Organization vs. Mobilization

We have discussed all sorts of protestors and race relation activists in our class. I thought McKinney’s discussion on mobilization and how it relates with organization was one of the most thought-provoking. In 1957, the Southern Christian Leadership Conference was held in Atlanta. One of this group’s main philosophies was non-violent direct action. Even though she is often not listed as one of the main founders of the organization, Ella Baker helped uproot and mobilize this group along with Ralph Abernathy and Martin Luther King.
According to the free online dictionary, organization is, “the act of organizing something”, or, “the structure or arrangement of related or connected items.” Essentially, it is the noun that describes a group or a single body that links items or beings together. On the other hand, mobilization is described as, “the act of assembling and putting into readiness for war or other emergency.” Baker, along with the other members of the S.C.L.C., realized that just by “organizing” and forming a group against civil rights, they weren’t going to be able to combat the issue. They knew they had to come together, and organize, ALONG WITH mobilizing to face the issue of civil rights head on.
Additionally, it amazes me that Ella Baker was such an influential force within the movement, but she is not known as one of the “head figures” for civil rights. Most likely, this is because she is a woman. If women were influential during the movement, they were always depicted as passive and quite shy and withdrawn; when in fact, they were often the power force of advocating civil rights. Moreover, Baker was an advocate for self-defense, NOT non-violence. She was definitely not a proponent of direct violence, but she believed that defending your honor through self-defense was better than non-violence. This directly contradicts the female stereotype during the movement of being passive and timid.
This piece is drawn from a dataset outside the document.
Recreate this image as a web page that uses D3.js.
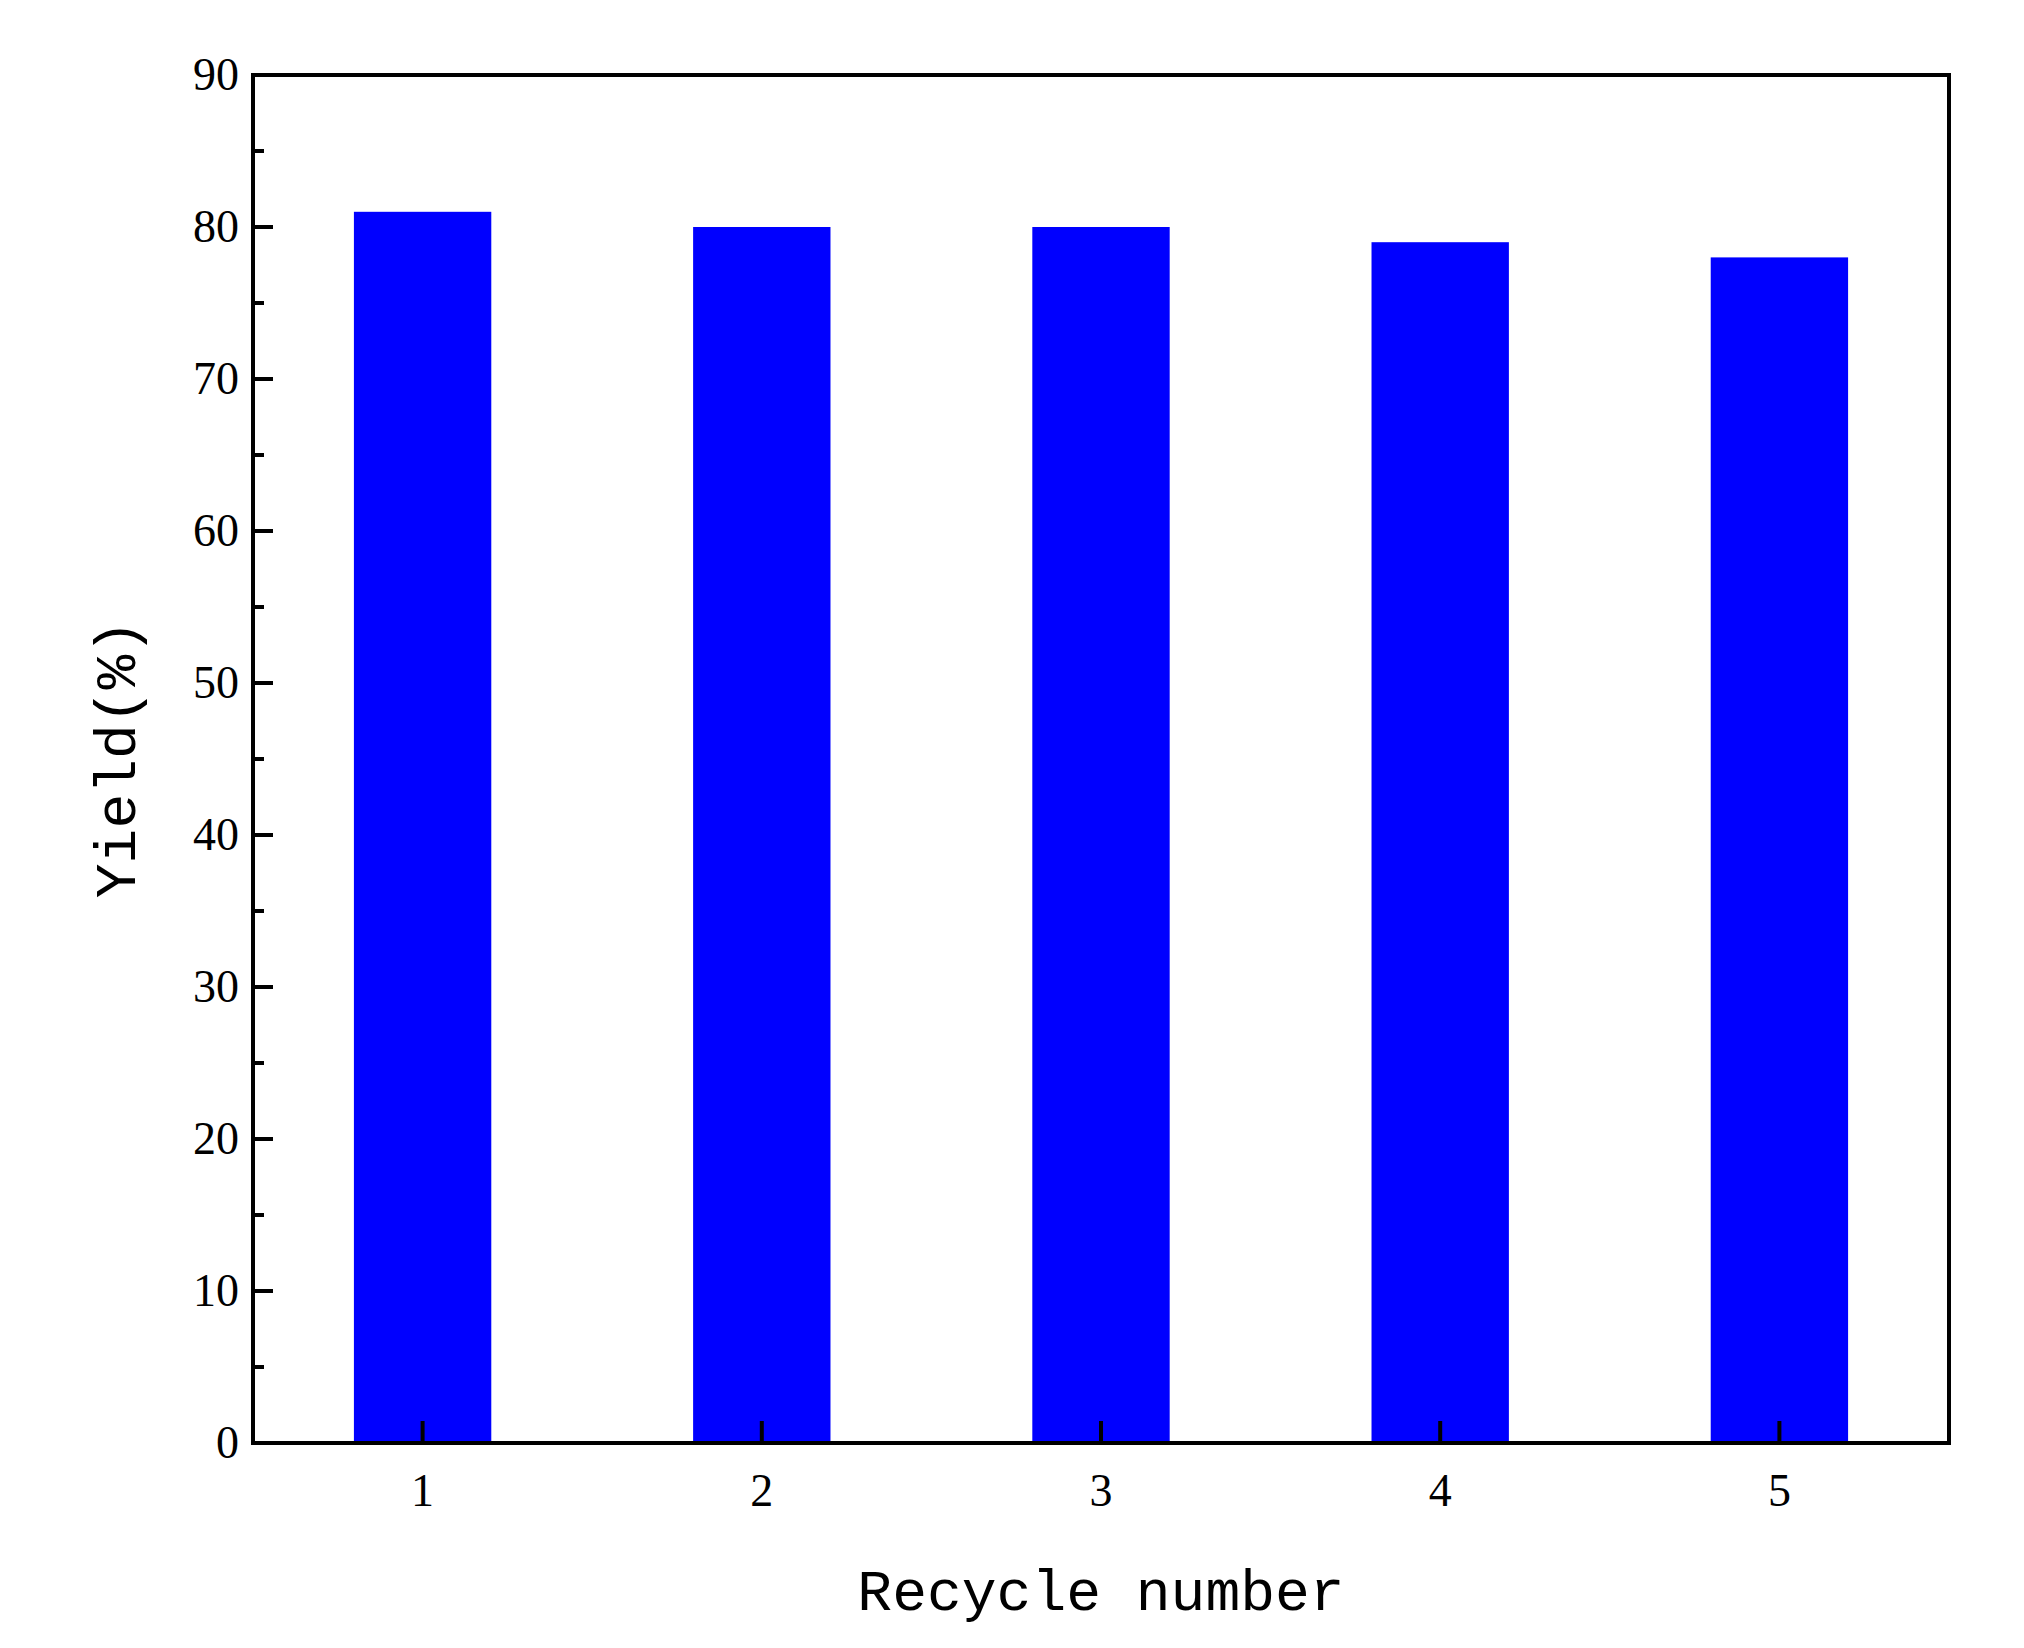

In the online dictionary, it states that civil rights are, “the rights of citizens to political and social freedom and equality.” The key word I would like address in this definition is citizens. I am dumbfounded that people who were trying to attain civil rights for the black community, also discriminated against women. We are ALL equal citizens; therefore, we all deserve the same respect and rights of our neighbor. Even though we made great strides for civil rights during this time period, I believe that our society still has a long way to go.